The manual you are holding in your hands is incomplete. It does not feature well formulated lesson plans, a history of art education or a step-by-step guide on how to set up your own radical education co-op. It’s a messy collection of ideas: contributions our friends and colleagues sent us, our own learning experiences and rumours we heard.

You might ask yourself who this manual is for, is it for teachers? Is it for students? Is it one relevant for teaching art? The answer is: Yes and no. We don’t know. Probably both. As self-employed artists, we have become used to performing our services anywhere, for anybody who books us. One day we might be doing a happy crafty afternoon in a primary school, the next day a post graduate seminar on exhibition making, the day after were making soup for the reading group we organised. And our methodologies need to work in all of these contexts.

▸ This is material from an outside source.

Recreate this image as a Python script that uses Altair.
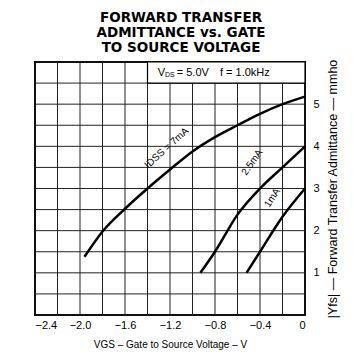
import altair as alt
import pandas as pd

# Curve data (V_GS in volts, |Yfs| in mmho)
idss7_x = [-1.96, -1.8, -1.6, -1.4, -1.2, -1.0, -0.8, -0.6, -0.4, -0.2, 0.0]
idss7_y = [1.38, 1.98, 2.52, 3.0, 3.45, 3.88, 4.22, 4.5, 4.77, 5.0, 5.18]
idss25_x = [-0.93, -0.8, -0.6, -0.4, -0.2, 0.0]
idss25_y = [1.0, 1.5, 2.38, 3.0, 3.5, 4.0]
idss1_x = [-0.52, -0.4, -0.2, 0.0]
idss1_y = [1.0, 1.5, 2.33, 3.0]

x_grid = [-2.4, -2.2, -2.0, -1.8, -1.6, -1.4, -1.2, -1.0, -0.8, -0.6, -0.4, -0.2, 0.0]
y_grid = [0, 0.5, 1, 1.5, 2, 2.5, 3, 3.5, 4, 4.5, 5, 5.5, 6]

rows = []
for name, xs_, ys_ in [("7mA", idss7_x, idss7_y), ("2.5mA", idss25_x, idss25_y), ("1mA", idss1_x, idss1_y)]:
    for i, (a, b) in enumerate(zip(xs_, ys_)):
        rows.append({"vgs": a, "yfs": b, "curve": name, "order": i})
df = pd.DataFrame(rows)

xs = alt.Scale(domain=[-2.4, 0], nice=False, zero=False)
ys = alt.Scale(domain=[0, 6], nice=False, zero=False)

xaxis = alt.Axis(
    values=x_grid, grid=False, domain=False, ticks=False,
    labelExpr="abs(round(datum.value*10)) % 4 == 0 ? (datum.value == 0 ? '0' : format(datum.value, '.1f')) : ''",
    labelFont="Liberation Sans", labelFontSize=11, labelColor="black", labelPadding=4,
    title="VGS – Gate to Source Voltage – V", titleFont="Liberation Sans", titleFontSize=10,
    titleFontWeight="normal", titleColor="black", titlePadding=9,
)
yaxis = alt.Axis(
    orient="right", values=y_grid, grid=False, domain=False, ticks=False,
    labelExpr="datum.value % 1 == 0 && datum.value > 0 && datum.value < 6 ? format(datum.value, 'd') : ''",
    labelFont="Liberation Sans", labelFontSize=11, labelColor="black", labelPadding=8,
    title="|Yfs| — Forward Transfer Admittance — mmho", titleAngle=270, titleFont="Liberation Sans",
    titleFontSize=12.5, titleFontWeight="normal", titleColor="black", titlePadding=20,
)

vgrid = alt.Chart(pd.DataFrame({"gx": x_grid})).mark_rule(color="#222222", strokeWidth=1).encode(
    x=alt.X("gx:Q", scale=xs)
)
hgrid = alt.Chart(pd.DataFrame({"gy": y_grid})).mark_rule(color="#222222", strokeWidth=1).encode(
    y=alt.Y("gy:Q", scale=ys)
)

lines = alt.Chart(df).mark_line(color="black", strokeWidth=2.5, interpolate="monotone").encode(
    x=alt.X("vgs:Q", scale=xs, axis=xaxis),
    y=alt.Y("yfs:Q", scale=ys, axis=yaxis),
    detail="curve:N",
    order="order:Q",
)

box_df = pd.DataFrame({"x": [-1.4], "x2": [0.0], "y": [5.5], "y2": [6.0]})
box = alt.Chart(box_df).mark_rect(fill="white", stroke="black", strokeWidth=1.2).encode(
    x=alt.X("x:Q", scale=xs), x2="x2:Q", y=alt.Y("y:Q", scale=ys), y2="y2:Q"
)

cond_df = pd.DataFrame({"x": [-1.31, -1.245, -1.14, -0.756], "y": [5.75, 5.7, 5.75, 5.75],
                        "t": ["V", "DS", "= 5.0V", "f = 1.0kHz"], "s": [11, 7, 11, 11]})
cond = alt.Chart(cond_df).mark_text(align="left", baseline="middle", font="Liberation Sans", color="black").encode(
    x=alt.X("x:Q", scale=xs), y=alt.Y("y:Q", scale=ys), text="t:N",
    size=alt.Size("s:Q", scale=None, legend=None),
)

lab_df = pd.DataFrame({"x": [-1.23, -0.47, -0.29], "y": [3.96, 3.62, 2.78],
                       "t": ["IDSS = 7mA", "2.5mA", "1mA"], "a": [318, 305, 303]})
labs = alt.Chart(lab_df).mark_text(align="center", baseline="middle", font="Liberation Sans",
                                   fontSize=10, color="black").encode(
    x=alt.X("x:Q", scale=xs), y=alt.Y("y:Q", scale=ys), text="t:N",
    angle=alt.Angle("a:Q", scale=None),
)

chart = alt.layer(vgrid, hgrid, lines, box, cond, labs).properties(
    width=270, height=253,
    padding={"left": 27, "top": 54, "right": 40, "bottom": 36},
    autosize=alt.AutoSizeParams(type="none"),
    background="white",
    title=alt.TitleParams(
        ["FORWARD TRANSFER", "ADMITTANCE vs. GATE", "TO SOURCE VOLTAGE"],
        font="DejaVu Sans", fontSize=13.5, fontWeight="bold", color="black",
        lineHeight=15, anchor="middle", dx=11, offset=4,
    ),
).configure_view(stroke="black", strokeWidth=2).configure_axis(grid=False)

chart.save("out.html", embed_options={"renderer": "svg", "actions": False})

So this manual has come out of the frustration an the joy of never having what our grandmothers would call a ‘permanent position’. It has come out of years of being on-call teachers, trouble shooters, assistants. Working on one year contracts that never get extended. Traveling for 2 days to give a 45 minute lecture. Grading students according to criteria we disagree with.

This manual encourages us to find out what happens if we don’t deliver. if we don’t give students the standard slide show, but instead make them take off their socks and rub their feet with mustard.

We know that spicy feet will not in an instant salvation, but we believe in going outside in using our bodies and not only our brains, in absurd interventions, in silly jokes, in creating atmospheres, in learning in the gap, in destabilising our position, in talking about money.